Herzog’s master stroke here is the casting of Bruno Schleinstein as Kaspar Hauser. Credited only as “Bruno S.” to heighten the sense of mystery, Schleinstein was nearly as odd a character as Hauser himself. Born of a prostitute, in and out of mental institutions since a young age, Schleinstein was a non-actor who Herzog discovered in a documentary about street musicians. He was self-taught on the piano, accordion, and glockenspiel and drove forklift for a living. His performance is full of bug-eyed bemusement, physical clumsiness, and stilted speech. It’s slightly comedic at times. Perhaps deliberately so. Fittingly, music is one of the only things that transcends all the barriers between Kaspar and his fellow humans (there’s another nice cameo from Florian Fricke as a blind pianist), allowing him to join together with them in uninhibited enjoyment.

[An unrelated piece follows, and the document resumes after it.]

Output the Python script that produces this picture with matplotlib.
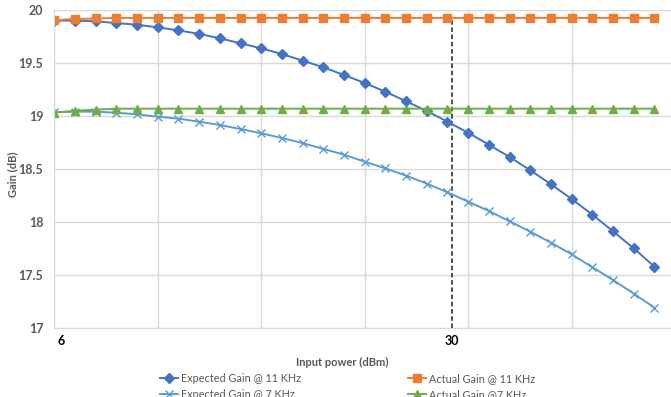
import matplotlib
matplotlib.use("Agg")
import matplotlib.pyplot as plt
import numpy as np

power_dbm = [6 + 1.25 * i for i in range(30)]
expected_11k = [19.90, 19.90, 19.893, 19.877, 19.861, 19.836, 19.808, 19.774, 19.733, 19.686,
                19.638, 19.585, 19.522, 19.459, 19.387, 19.311, 19.229, 19.139, 19.047, 18.946,
                18.842, 18.729, 18.613, 18.488, 18.356, 18.217, 18.069, 17.912, 17.752, 17.578]
expected_7k = [19.035, 19.041, 19.041, 19.031, 19.016, 18.993, 18.975, 18.946, 18.915, 18.877,
               18.837, 18.792, 18.745, 18.689, 18.635, 18.569, 18.506, 18.437, 18.362, 18.28,
               18.192, 18.104, 18.006, 17.909, 17.805, 17.695, 17.573, 17.453, 17.324, 17.192]
actual_11k = [19.905, 19.915, 19.92] + [19.925] * 27
actual_7k = [19.031, 19.05, 19.06] + [19.069] * 27
marker_power = 30
xtick_labels = ["6", "30"]
yticks = [17, 17.5, 18, 18.5, 19, 19.5, 20]
ytick_labels = ["17", "17.5", "18", "18.5", "19", "19.5", "20"]

plt.rcParams['font.family'] = ['Lato', 'DejaVu Sans']

fig = plt.figure(figsize=(6.71, 3.97), dpi=100)
ax = fig.add_axes([54.3 / 671, 1 - 328 / 397, (671 - 54.3) / 671, (328 - 10) / 397])

grid_c = '#d9d9d9'
l1, = ax.plot(power_dbm, expected_11k, color='#4472C4', marker='D', markersize=5, lw=1.4,
              label='Expected Gain @ 11 KHz')
l2, = ax.plot(power_dbm, expected_7k, color='#5B9BD5', marker='x', markersize=6, mew=1.0, lw=1.4,
              label='Expected Gain @ 7 KHz')
l3, = ax.plot(power_dbm, actual_11k, color='#ED7D31', marker='s', markersize=5.5, lw=1.4,
              label='Actual Gain @ 11 KHz')
l4, = ax.plot(power_dbm, actual_7k, color='#70AD47', marker='^', markersize=6, lw=1.4,
              label='Actual Gain @7 KHz')

ax.vlines(marker_power, 17, 19.91, colors='#404040', linestyles=(0, (2.5, 1.5)), lw=1.3, zorder=1)

step = power_dbm[1] - power_dbm[0]
ax.set_xlim(power_dbm[0], power_dbm[0] + 29.8 * step)
ax.set_ylim(17, 20)
ax.set_xticks([power_dbm[0] + 5 * step * k for k in range(6)], minor=True)
ax.set_xticks([])
ax.set_yticks(yticks)
ax.set_yticklabels(ytick_labels, fontsize=9, fontweight='bold', color='#595959')
ax.tick_params(axis='y', length=0, pad=8)
ax.tick_params(axis='x', which='both', length=0)
ax.grid(True, which='minor', axis='x', color=grid_c, lw=1.0)
ax.grid(True, which='major', axis='y', color=grid_c, lw=1.0)
ax.set_axisbelow(True)
for s in ['top', 'right']:
    ax.spines[s].set_visible(False)
ax.spines['left'].set_color(grid_c)
ax.spines['bottom'].set_color(grid_c)

# x labels
ax.text(power_dbm[0] + 0.35 * step, 16.93, xtick_labels[0], ha='center', va='top',
        fontsize=9, fontweight='bold', color='black')
ax.text(marker_power, 16.93, xtick_labels[1], ha='center', va='top',
        fontsize=9, fontweight='bold', color='black')

fig.text(342 / 671, 1 - 362 / 397, 'Input power (dBm)', ha='center', va='center',
         fontsize=8, fontweight='bold', color='#595959')
fig.text(12.5 / 671, 1 - 174 / 397, 'Gain (dB)', ha='center', va='center', rotation=90,
         fontsize=8, fontweight='bold', color='#595959')

leg_kw = dict(ncol=1, loc='upper left', frameon=False, fontsize=7.8, handlelength=1.7,
              handletextpad=0.2, labelspacing=0.45, borderaxespad=0, borderpad=0)
leg1 = fig.legend(handles=[l1, l2], bbox_to_anchor=(160 / 671, 1 - 373 / 397), **leg_kw)
leg2 = fig.legend(handles=[l3, l4], bbox_to_anchor=(408 / 671, 1 - 373 / 397), **leg_kw)
for leg in (leg1, leg2):
    for t in leg.get_texts():
        t.set_color('#595959')

fig.savefig('out.png', dpi=100)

Herzog is certainly playing fast and loose with history, more interested in a mood conjured by image and sound than in accurately portraying his subject (even if he is often credited with sticking to the broad facts). Throughout, he weaves in languid passages of classical music and landscape, sometimes whacky shots of various animals, using his film style to echo the increased intellectual capacity and interior life of his subject. Kaspar relates several dreams, notably one in which a mass of people are all struggling in vain to scale a mountain in dense fog. These hazy excursions culminate in a wonderful sequence on Kaspar’s deathbed where he describes a vision of nomadic Berbers wandering in the Sahara Desert, led by an old blind man and traveling on donkeys. This climax, and the film as a whole, point to Herzog’s motive: not to solve the enigma of Kaspar Hauser, but to revel in its mystery, to enhance its macabre qualities and gently unnerve the audience by presenting them with something wonderful and strange.